Yes, it's much easier to shoot an approach in VMC using IMC intended automation. But, since, allegedly, all aircrews are capable of flying an aircraft visually, when an airport is VMC and the safe, orderly and expeditious flow of traffic requires the pilots to use these alleged skills, it is, at least to anyone who has managed airspace (not just operate a single aircraft in airspace) reasonable to expect crews to expend the extra effort they are alleged to be certified to possess. Knowing, however, that some pilots may not be as skilled as others, ATC entertains requests for special handling. Keep in mind the phraseology is "cleared", not "ordered" to make a given approach.

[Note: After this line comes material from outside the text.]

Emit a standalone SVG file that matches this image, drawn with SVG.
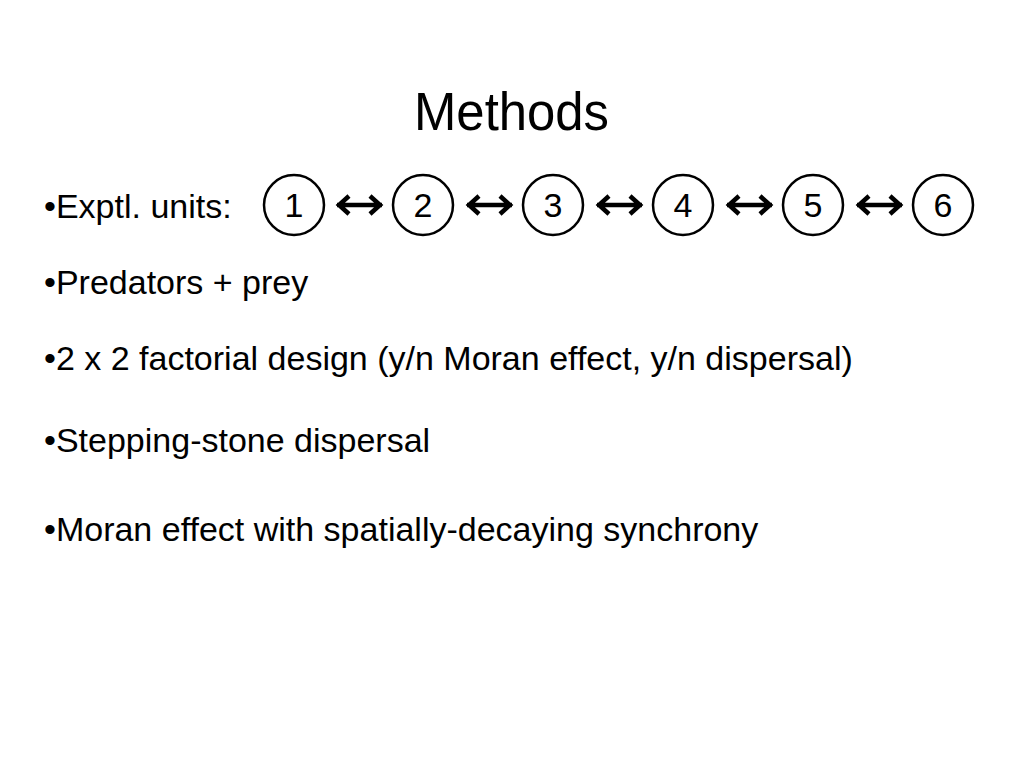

If the regularly issued ATC clearances are over taxing aircrews, then the aircrews should report them as such, no less respond, "Unable". The silence of the pilots is their implicit assent to such approach conditions. If you are waiting for the NTSB to investigate a mishap that proves your position that a given approach, about which the pilots remain formally silent, is over taxing, then your failure to come up on the frequency before the fact could quite well be a contributing factor to any mishap that such an ATC procedure may, at least in your eyes, cause.

Last edited by tilnextime; 13th Jul 2013 at 20:36.